Both reports were critical of the 1987 state takeover law and how the state had implemented it. In particular, they criticized the lack of clear and achievable standards for reestablishing local control and the absence of an emphasis on building local capacity during state operation. By the time the final report was issued, William Librera had become commissioner and he seized on the recommendations to advance a detailed action plan, which included major proposed amendments to the 1987 takeover law. Librera also created an advisory committee, on which my Rutgers colleague Alan Sadovnik and I served. The committee submitted its report in March 2003, and thereafter a legislative bill was drafted to replace the 1987 law as part of a comprehensive assessment scheme for the entire state education system. Awkwardly known as QSAC (Quality Single Assessment Continuum), it became law in September 2005 and implementing regulations were adopted in February 2007.

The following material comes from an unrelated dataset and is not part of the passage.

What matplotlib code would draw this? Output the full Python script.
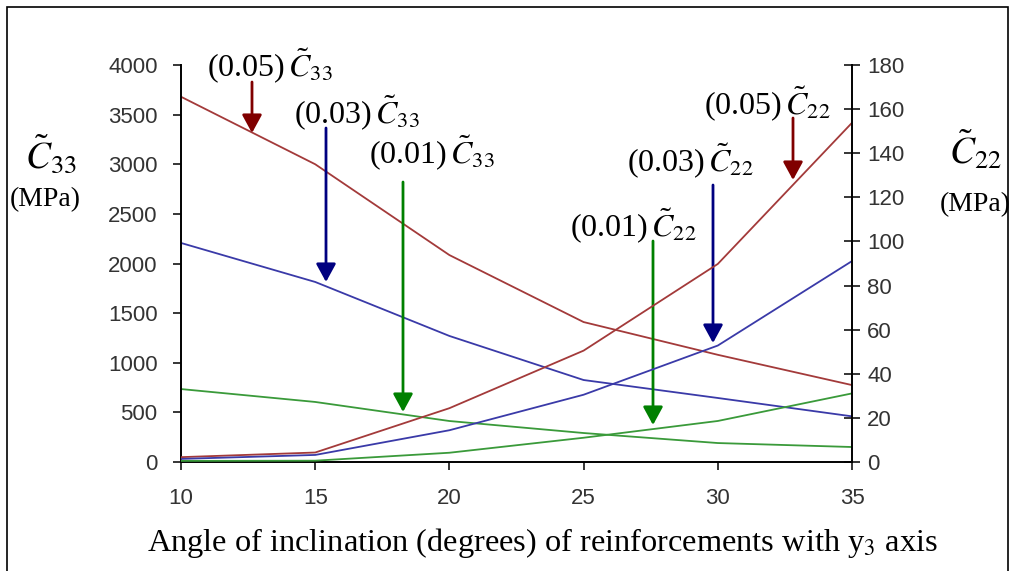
import matplotlib
matplotlib.use("Agg")
import matplotlib.pyplot as plt
from matplotlib.patches import Rectangle

plt.rcParams['mathtext.fontset'] = 'stix'

# angle of inclination (degrees)
angles = [10, 15, 20, 25, 30, 35]

# C33 (left axis, MPa) for volume fractions 0.05 / 0.03 / 0.01
c33_005 = [3680, 3000, 2085, 1410, 1080, 775]
c33_003 = [2207, 1814, 1270, 826, 645, 460]
c33_001 = [735, 605, 413, 292, 191, 151]

# C22 (right axis, MPa)
c22_005 = [2.2, 4.3, 24.4, 50.5, 89.8, 153.8]
c22_003 = [1.4, 3.2, 14.4, 30.5, 52.8, 91.1]
c22_001 = [0.5, 0.6, 4.2, 11.0, 18.6, 31.1]

left_ticks = [0, 500, 1000, 1500, 2000, 2500, 3000, 3500, 4000]
right_ticks = [0, 20, 40, 60, 80, 100, 120, 140, 160, 180]
x_ticks = [10, 15, 20, 25, 30, 35]

RED, BLUE, GREEN = '#a33a3a', '#3a3aa8', '#3a9a3a'
ARED, ABLUE, AGREEN = '#800000', '#000080', '#008000'

fig = plt.figure(figsize=(10.16, 5.71), dpi=100)
ax = fig.add_axes([181 / 1016, 1 - 462 / 571, 671 / 1016, 397 / 571])
ax2 = ax.twinx()

ax.plot(angles, c33_005, color=RED, lw=1.3)
ax.plot(angles, c33_003, color=BLUE, lw=1.3)
ax.plot(angles, c33_001, color=GREEN, lw=1.3)
ax2.plot(angles, c22_005, color=RED, lw=1.3)
ax2.plot(angles, c22_003, color=BLUE, lw=1.3)
ax2.plot(angles, c22_001, color=GREEN, lw=1.3)

ax.set_xlim(10, 35)
ax.set_ylim(0, 4000)
ax2.set_ylim(0, 180)
ax.set_xticks(x_ticks)
ax.set_yticks(left_ticks)
ax2.set_yticks(right_ticks)

for a in (ax, ax2):
    a.spines['top'].set_visible(False)
    for s in a.spines.values():
        s.set_linewidth(1.4)
ax.spines['right'].set_visible(False)
ax2.spines['left'].set_visible(False)
ax2.spines['bottom'].set_visible(False)

ax.tick_params(axis='y', direction='out', length=5.8, width=1.1, pad=11, labelsize=16, labelcolor='#333333')
ax.tick_params(axis='x', direction='out', length=5.8, width=1.1, pad=13, labelsize=16, labelcolor='#333333')
ax2.tick_params(axis='y', direction='inout', length=12, width=1.1, pad=5, labelsize=16, labelcolor='#333333')
for lab in ax.get_xticklabels() + ax.get_yticklabels() + ax2.get_yticklabels():
    lab.set_family('Liberation Sans')

ax.set_xlabel('Angle of inclination (degrees) of reinforcements with y$_3$ axis',
              family='Liberation Serif', fontsize=23.3, labelpad=12,
              x=(542 - 181) / 671)

serif = dict(family='Liberation Serif')

# axis titles
fig.text(51 / 1016, 1 - 155 / 571, r'$\tilde{C}_{33}$', fontsize=27, ha='center', va='center')
fig.text(45 / 1016, 1 - 200 / 571, '(MPa)', fontsize=20, ha='center', va='center', **serif)
fig.text(976 / 1016, 1 - 150 / 571, r'$\tilde{C}_{22}$', fontsize=27, ha='center', va='center')
fig.text(975 / 1016, 1 - 205 / 571, '(MPa)', fontsize=20, ha='center', va='center', **serif)


def px(x, y):
    # pixel position of the reference picture -> left-axis data
    return 10 + (x - 181) / 671 * 25, (462 - y) / 397 * 4000


labels = [
    ('(0.05)', '33', (270, 66), 252, 82, 133, ARED),
    ('(0.03)', '33', (357, 113), 326, 128, 282, ABLUE),
    ('(0.01)', '33', (432, 153), 403, 182, 412, AGREEN),
    ('(0.01)', '22', (633, 226), 653, 241, 425, AGREEN),
    ('(0.03)', '22', (690, 161), 713, 185, 343, ABLUE),
    ('(0.05)', '22', (767, 104), 793, 118, 180, ARED),
]
for frac, sub, (tx, ty), axp, y0, y1, col in labels:
    fig.text(tx / 1016, 1 - ty / 571, frac + r'$\,\tilde{C}_{' + sub + '}$',
             fontsize=23, ha='center', va='center', **serif)
    ax.annotate('', xy=px(axp, y1), xytext=px(axp, y0), annotation_clip=False,
                arrowprops=dict(arrowstyle='-|>,head_length=0.55,head_width=0.3',
                                mutation_scale=20, lw=2, color=col,
                                shrinkA=0, shrinkB=0))

fig.patches.append(Rectangle((7 / 1016, -0.05), 1001 / 1016, 1.05 - 7 / 571,
                             transform=fig.transFigure, fill=False,
                             edgecolor='black', lw=1.2))

fig.savefig('out.png', dpi=100)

In the interim, IELP issued two additional reports: a 2006 evaluation of a pilot program the department conducted of QSAC implementation and a May 2007 “QSAC Guide for School Officials and the Public.” Neither gave QSAC and its implementation glowing praise. The problems related primarily to the state’s failure to give adequate attention to building local capacity during state operation, a major problem pre-QSAC, and to a questionable metric for scoring district progress. Although the statute paid lip service to the former, neither it nor the department’s regulations and procedures made building local capacity a central focus of state operation as IELP had urged repeatedly.

Prophetic concerns

Those concerns were prophetic — state operation of the three districts has remained largely in place for an additional decade. Even now, as first Jersey City and now Newark are poised to resume local control of their schools, it is not clear whether that is because they have demonstrated substantially enhanced local capacity to do so. To a significant degree, any improvements in the districts may be attributable to the state superintendent and his or her team. After all, under QSAC, the state superintendent has functioned as both superintendent and local school board rolled into one with broad powers over the state-operated district. The locally elected advisory board has only limited authority as particular educational functions are returned, piece-by-piece, to the local district.

Indeed, one of the curiosities of state operation under QSAC is that the worse the district has done, the more urgently the state has argued for state operation to continue; the better the district has done under state operation, the greater the likelihood of local control being reestablished. To a large degree, therefore, district performance may be more a function of the effectiveness or ineffectiveness of state operation than it is of enhanced local capacity.

As someone who not only has traveled the long state operation road with the Newark school district, but also has a far longer and more personal history with that district (a Newark-born, raised, and public-school-educated person, and an early advocate for equalized urban education funding via Abbott v. Burke and its predecessor case Robinson v. Cahill), this is very personal, as well as professional, stuff for me.

My profound hope is that reestablishing local control in Newark and the other state-operated districts will demonstrate that somehow a still flawed state system has produced a positive outcome for the students. Of course, it also could demonstrate that state operation wasn’t necessary in the first place because the local community, with all its problems, may have had greater capacity to run its own schools than state-selected and empowered administrators from elsewhere. In Newark, the only home-grown state superintendent was Marion Bolden and her deep commitment to the local community meant, unsurprisingly, that she was regularly at odds with the state overseers.